Our two combatants for this position are Rob Munnelly and David Tuohy. Rob’s literature establishes his primary goal as a revamp of the college’s currently god awful “The Print” newspaper. Tuohy is the same though his concerns seem heavily focused on cost-effectiveness. Anyway, to this afternoon’s main event…
Rob Munnelly was the first to speak and immediately this reviewer noticed a problem. Almost the very first thing he did was to list all the journalism work he’s done, calling it “relevant work”. This is curious, because on page 8 of the NUIMSU Election Handbook, when asked what qualities are needed for the job, he said “Let’s be clear: being VP Comms and Dev has almost nothing to do with journalism”.Curious indeed. To Mr. Munnelly’s credit, he cleverly includes the qualifier “almost”,but this is a strange comment nonetheless.
But despite this initial hurdle, the core of Munnelly’s speech sounds like a man with a clear vision for this position. Speaking of the aforementioned “Print”, Munnelly said “An effective student newspaper is the lifeblood of a college”. Rob wants a complete overhaul of the publication, putting the blame for previous failures upon a lack of man hours and training. He says that under his administration, such failures would be a thing if the past and we could expect, a new and improved level of student journalism (though quite frankly, the only way the quality can really go is up.)
Moving down the list of his proposals, the most promising mention was the idea of a message board for students, presumably of the nature of most phpBB message boards one might encounter. There was no mention in this speech of what that board may consist of, how it would be moderated, and by who, but it is certainly an avenue that should be explored by whoever wins. His final major proposal was his most unique. To save money and hassle, Munnelly proposes the incorporation of printer card chips into student cards. He insists that all necessary parties are interested in making this a reality, so it will be interesting to see how practical such a concept may be.
Dave Tuohy took to the stage with a tumult of applause from his small but vocal fan club. Tuohy makes no secret that among his priorities is a great improvement in the quality of college sports in publications like The Print. A great idea for sure, but surely the overall quality of the Print and the SU website should be the priority. Those are the only issues The Observer has heard the student body talking about. But understandably, the man is playing to his strengths. He is a sports writer after all. Tuohy also took care to stress how crucial the promotion of student bands is, and this is true. On far too many nights, The Venue sits idle. We don’t have a vibrant college music scene here, and the bands themselves suffer for it. A committment is needed,in the form of a joint operation between Ents and Comm/Dev to create a music scene here. But Tuhoy’s suggestion for getting the word out? Myspace. I’ll say that again, myspace. All i need to say about that is that current Saturday Night Live head writer Seth Myers recently described myspace as “The internet’s abandonned amusement park”. To say that this particular proposal is dated is to say that we are prone to the odd spot of rain in these parts. No offense to Mr. Tuohy, but if this is what he expects will get him elected, The Observer will run for Ents Officer on a platform of introducing Stickball Night. From this point in Tuohy’s speech it had become evident that he had lost the crowd. Except Team Tuohy in the corner, still rabid for evry syllable. Rob could have just gone home after this speech, reasonably assured a victory, haveing presented an altogether more professional and organised campaign. However much Tuohy attempted to win back the electorate with enthusiasm, no amount of vim and vigour could save him from what this reviewer began to realise as being an inevitability.

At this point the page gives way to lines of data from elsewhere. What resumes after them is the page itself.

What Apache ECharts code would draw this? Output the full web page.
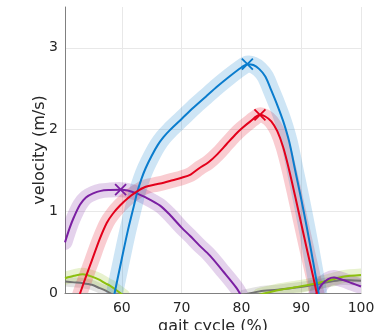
<!DOCTYPE html>
<html>
<head>
<meta charset="utf-8">
<script src="https://cdn.jsdelivr.net/npm/echarts@6/dist/echarts.min.js"></script>
<style>
  html, body { margin: 0; padding: 0; background: #fff; }
  #chart { width: 379px; height: 330px; }
</style>
</head>
<body>
<div id="chart"></div>
<script>
// gait cycle (%) / velocity (m/s)
const blueX = [58.6, 60, 61, 62, 62.6, 63.3, 64, 65, 66, 67, 68, 70, 72, 74, 76, 78, 80, 81, 82, 83, 84, 85, 86, 87, 88, 89, 90, 91, 92, 93.1]
const blueY = [-0.07, 0.42, 0.76, 1.06, 1.24, 1.4, 1.53, 1.68, 1.81, 1.91, 1.99, 2.13, 2.27, 2.4, 2.53, 2.65, 2.76, 2.8, 2.79, 2.74, 2.65, 2.48, 2.3, 2.1, 1.85, 1.5, 1.15, 0.78, 0.38, -0.08]

const redX = [52.8, 54, 55, 56.3, 57.5, 58.5, 59.7, 61, 62.5, 64, 65.8, 67, 68.5, 70, 71.5, 73, 74.5, 76, 77.5, 79, 80, 81.5, 83.1, 84, 85, 86, 87, 88, 89, 90, 91, 92, 92.8]
const redY = [-0.05, 0.2, 0.4, 0.66, 0.86, 0.97, 1.07, 1.16, 1.24, 1.3, 1.33, 1.35, 1.38, 1.41, 1.45, 1.53, 1.6, 1.7, 1.82, 1.94, 2.01, 2.1, 2.18, 2.16, 2.1, 1.98, 1.78, 1.5, 1.18, 0.85, 0.52, 0.2, -0.07]

const purpleX = [50.5, 51.3, 52, 53, 54, 55.2, 56.5, 58, 59.8, 61, 62.5, 64, 66.4, 68, 70, 71.4, 73, 74.7, 77, 79.2, 80, 86, 92.2, 92.6, 93.4, 94.5, 95.5, 97, 98.5, 100]
const purpleY = [0.62, 0.8, 0.93, 1.08, 1.17, 1.22, 1.25, 1.26, 1.265, 1.255, 1.22, 1.17, 1.07, 0.96, 0.8, 0.7, 0.58, 0.46, 0.26, 0.06, -0.04, null, -0.05, 0, 0.1, 0.17, 0.19, 0.16, 0.12, 0.08]

const greenX = [50.5, 52, 53.5, 55, 56.3, 57.2, 58, 59, 60.3, 72, 83, 86.5, 89, 92, 94.9, 97, 100]
const greenY = [0.18, 0.21, 0.23, 0.2, 0.16, 0.12, 0.09, 0.04, -0.03, null, -0.02, 0.04, 0.07, 0.11, 0.16, 0.2, 0.22]

const grayX = [50.5, 52, 53.5, 55, 56.3, 57.3, 58.7, 70, 80.4, 83, 86, 89.5, 92.9, 95, 97, 100]
const grayY = [0.14, 0.13, 0.12, 0.1, 0.06, 0.03, -0.03, null, -0.02, 0.02, 0.04, 0.07, 0.11, 0.14, 0.16, 0.15]

// peak markers (x): blue, red, purple
const peakX = [81, 83.1, 59.8]
const peakY = [2.8, 2.18, 1.265]

const BLUE = '#0a7ccd'
const RED = '#e3001b'
const PURPLE = '#7a1fa2'
const GREEN = '#8cbf0f'
const GRAY = '#737373'
const peakColors = [BLUE, RED, PURPLE]

function zip(xs, ys) {
  return xs.map((x, i) => [x, ys[i]])
}

// wide translucent stroke under each curve, as a custom series so it is clipped to the grid
function bandSeries(xs, ys, color, width) {
  return {
    type: 'custom',
    clip: true,
    silent: true,
    data: [[xs[0], 0]],
    renderItem: (params, api) => {
      const segments = [[]]
      xs.forEach((x, i) => {
        if (ys[i] === null) {
          segments.push([])
        } else {
          segments[segments.length - 1].push(api.coord([x, ys[i]]))
        }
      })
      return {
        type: 'group',
        children: segments.filter(s => s.length > 1).map(points => ({
          type: 'polyline',
          shape: { points: points, smooth: 0.3 },
          style: { stroke: color, lineWidth: width, opacity: 0.2, fill: null, lineCap: 'round', lineJoin: 'round' }
        }))
      }
    }
  }
}

function lineSeries(xs, ys, color) {
  return {
    type: 'line',
    data: zip(xs, ys),
    smooth: 0.3,
    showSymbol: false,
    silent: true,
    lineStyle: { color: color, width: 2 }
  }
}

const chart = echarts.init(document.getElementById('chart'))
const font = 'DejaVu Sans'

chart.setOption({
  animation: false,
  grid: { left: 65, right: 18, top: 7, bottom: 37, outerBoundsMode: 'none' },
  xAxis: {
    type: 'value',
    min: 50.5,
    max: 100,
    name: 'gait cycle (%)',
    nameLocation: 'middle',
    nameGap: 26,
    nameMoveOverlap: false,
    nameTextStyle: { fontFamily: font, fontSize: 16, color: '#262626', verticalAlign: 'top' },
    axisLine: { show: true, onZero: false, lineStyle: { color: '#808080', width: 1 } },
    axisTick: { show: false },
    axisLabel: {
      fontFamily: font, fontSize: 14, color: '#262626', margin: 8,
      showMinLabel: false,
      formatter: v => (v % 10 === 0 ? String(v) : '')
    },
    splitLine: { show: true, showMinLine: false, lineStyle: { color: '#e8e8e8', width: 1 } }
  },
  yAxis: {
    type: 'value',
    min: 0,
    max: 3.5,
    interval: 1,
    name: 'velocity (m/s)',
    nameLocation: 'middle',
    nameGap: 17,
    nameMoveOverlap: false,
    nameTextStyle: { fontFamily: font, fontSize: 16, color: '#262626' },
    axisLine: { show: true, lineStyle: { color: '#808080', width: 1 } },
    axisTick: { show: false },
    axisLabel: {
      fontFamily: font, fontSize: 14, color: '#262626', margin: 7,
      showMaxLabel: false,
      formatter: v => (v % 1 === 0 ? String(v) : '')
    },
    splitLine: { show: true, showMinLine: false, showMaxLine: false, lineStyle: { color: '#e8e8e8', width: 1 } }
  },
  series: [
    bandSeries(grayX, grayY, GRAY, 10),
    bandSeries(greenX, greenY, GREEN, 13),
    bandSeries(purpleX, purpleY, PURPLE, 15),
    bandSeries(redX, redY, RED, 15),
    bandSeries(blueX, blueY, BLUE, 17),
    lineSeries(grayX, grayY, GRAY),
    lineSeries(greenX, greenY, GREEN),
    lineSeries(purpleX, purpleY, PURPLE),
    lineSeries(blueX, blueY, BLUE),
    lineSeries(redX, redY, RED),
    {
      type: 'scatter',
      data: peakX.map((x, i) => ({
        value: [x, peakY[i]],
        itemStyle: { color: 'rgba(0,0,0,0)', borderColor: peakColors[i], borderWidth: 1.8, opacity: 1 }
      })),
      symbol: 'path://M0,0L10,10M10,0L0,10',
      symbolSize: 11,
      silent: true
    }
  ]
})
</script>
</body>
</html>
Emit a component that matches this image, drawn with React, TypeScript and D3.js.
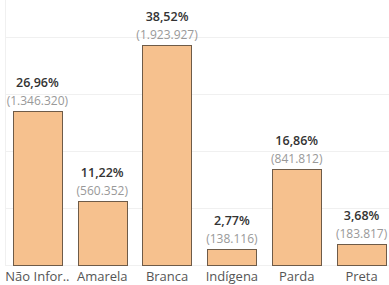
import { useEffect, useRef } from "react";
import * as d3 from "d3";

const categories = ["Não Infor..", "Amarela", "Branca", "Indígena", "Parda", "Preta"];
const counts = [1346320, 560352, 1923927, 138116, 841812, 183817];
const percents = ["26,96%", "11,22%", "38,52%", "2,77%", "16,86%", "3,68%"];
const gridTicks = [0, 500000, 1000000, 1500000, 2000000];

const FILL = "#F6C18E";
const STROKE = "#6E5B48";

export default function App() {
  const ref = useRef<SVGSVGElement>(null);

  useEffect(() => {
    if (!ref.current) return;
    const width = 389;
    const height = 285;

    const svg = d3.select(ref.current);
    svg.selectAll("*").remove();
    svg.attr("width", width).attr("height", height);

    const data = categories.map((c, i) => ({ cat: c, value: counts[i], pct: percents[i] }));

    const x = d3
      .scaleBand()
      .domain(categories)
      .range([5, 394])
      .paddingInner(0.24)
      .paddingOuter(0.12);

    const y = d3.scaleLinear().domain([0, 2000000]).range([265, 36.5]);

    // gridlines
    svg
      .append("g")
      .attr("stroke", "#f0f0f0")
      .selectAll("line")
      .data(gridTicks)
      .join("line")
      .attr("x1", 5)
      .attr("x2", width)
      .attr("y1", (d) => Math.round(y(d)) + 0.5)
      .attr("y2", (d) => Math.round(y(d)) + 0.5);

    // left axis line
    svg
      .append("line")
      .attr("x1", 5.5)
      .attr("x2", 5.5)
      .attr("y1", 0)
      .attr("y2", 265)
      .attr("stroke", "#f0f0f0");

    const fmt = (v: number) => "(" + d3.format(",")(v).replace(/,/g, ".") + ")";

    const g = svg.append("g").selectAll("g").data(data).join("g");

    g.append("rect")
      .attr("x", (d) => Math.round(x(d.cat) ?? 0) + 0.5)
      .attr("y", (d) => Math.round(y(d.value)) + 0.5)
      .attr("width", Math.round(x.bandwidth()))
      .attr("height", (d) => 265 - Math.round(y(d.value)))
      .attr("fill", FILL)
      .attr("stroke", STROKE)
      .attr("stroke-width", 1);

    g.append("text")
      .attr("x", (d) => (x(d.cat) ?? 0) + x.bandwidth() / 2)
      .attr("y", (d) => y(d.value) - 24)
      .attr("text-anchor", "middle")
      .attr("font-family", "Open Sans")
      .attr("font-weight", 600)
      .attr("font-size", 12.5)
      .attr("fill", "#333")
      .text((d) => d.pct);

    g.append("text")
      .attr("x", (d) => (x(d.cat) ?? 0) + x.bandwidth() / 2)
      .attr("y", (d) => y(d.value) - 6)
      .attr("text-anchor", "middle")
      .attr("font-family", "Open Sans")
      .attr("font-size", 12)
      .attr("fill", "#999")
      .text((d) => fmt(d.value));

    // category labels
    svg
      .append("g")
      .selectAll("text")
      .data(categories)
      .join("text")
      .attr("x", (d) => (x(d) ?? 0) + x.bandwidth() / 2)
      .attr("y", 281)
      .attr("text-anchor", "middle")
      .attr("font-family", "Open Sans")
      .attr("font-size", 13)
      .attr("fill", "#555")
      .text((d) => d);
  }, []);

  return (
    <div style={{ position: "fixed", left: 0, top: 0, background: "#fff" }}>
      <svg ref={ref} style={{ display: "block" }} />
    </div>
  );
}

Perhaps most bruising of all to the Tuohy campaign was how he fared on questions from the floor. While his heart is in the right place, and he has correctly identified the things the student body require from future Comms/Dev work, those present began to question whether he is actually capable of accomplishing any of these things. When questions of programming, publishing software, and many things I can’t even spell were thrown at him, David faltered. Some present were of the belief that Rob had planted these questions in the crowd in order to deliberately expose his opponent. If this is true, while certainly not the cleanest of tactics, one has to be reminded that politics is a dirty game, and Rob simply played it better.